The Solstice is near

solstice - 1

12.15.15  What is it about the little houses and villages we decorate with at this time of year!  I wonder if we are like children playing with tiny dollhouses, creating the warmth and comfort we crave in these dark, cold, and, often, lonely, nights before the Solstice.  Like civilizations in the past who kept fires burning all night long, we light our candles and turn on the little fairy lights, to balance the deepest darkness which arrives at year’s end.

I received an email yesterday that we could see the International Space Station fly by at 6:09 p.m.  It had been a beautiful sunny day with sugar-coated mountain tops surrounding the valley, and I planned my errands to coincide with the low setting sun and alpine glow for the drive back home.  But, at 6:09, when we took the lantern down to the dock, a cloud cover had settled over us, and all we could see in the dark was the yellow glow inside our house up the hillside, and the colorful Christmas tree.

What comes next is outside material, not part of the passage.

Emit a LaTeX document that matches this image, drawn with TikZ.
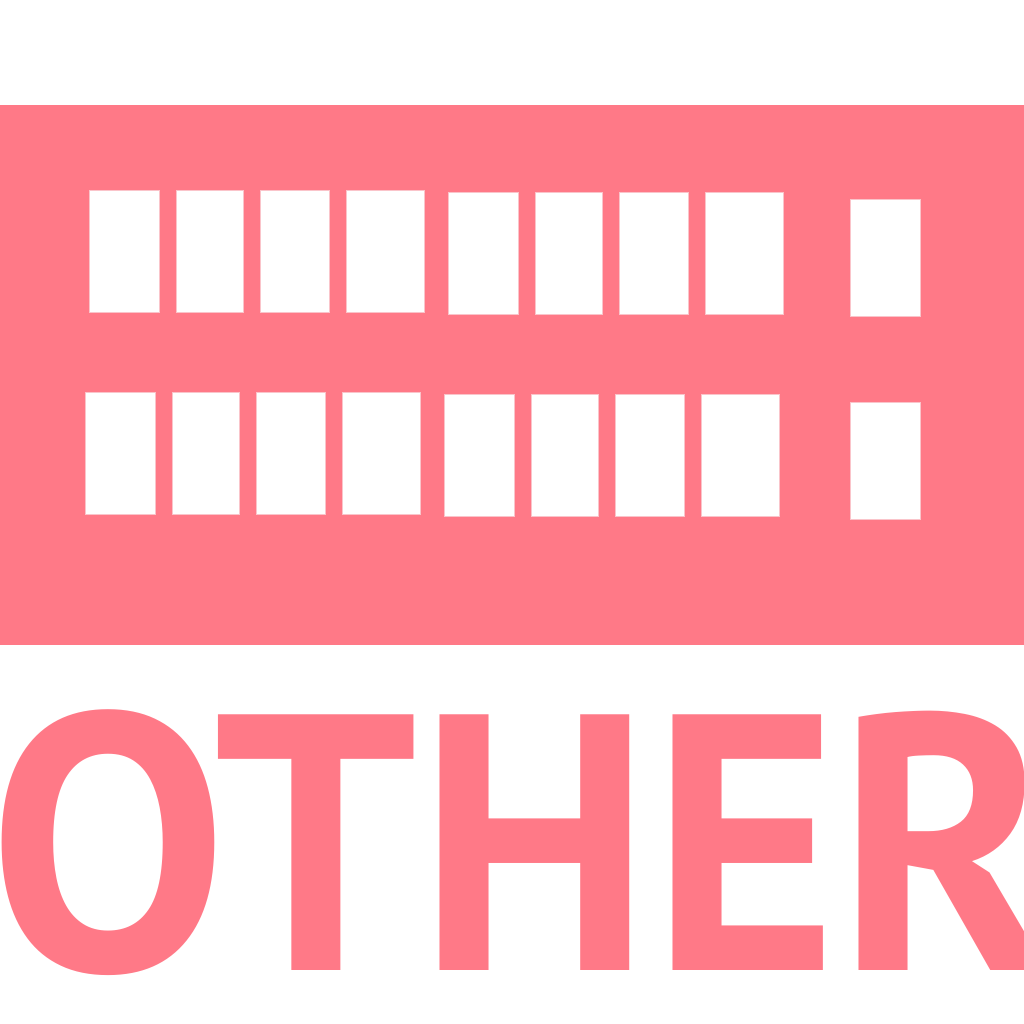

For the first time in 25 years, Billings cancelled school today because of the snowstorm they got yesterday.  “You lucky bums” we texted to family and friends.  Here, in the northwest corner of Montana, we wait for snow.

Over in Montana
by William Stafford

Winter stops by for a visit each year.
Dead leaves cluster around. They know what is
coming. They listen to some silent song.

At a bend in the Missouri, up where
it’s clear, teal and mallards lower
their wings and come gliding in.

A cottonwood grove gets ready. Limbs
reach out. They touch and shiver.
These nights are going to get cold.

Stars will sharpen and glitter. They make
their strange signs in a rigid pattern
above hollow trees and burrows and houses—

The great story weaves closer and closer, millions of
touches, wide spaces lying out in the open,
huddles of brush and grass, all the little lives.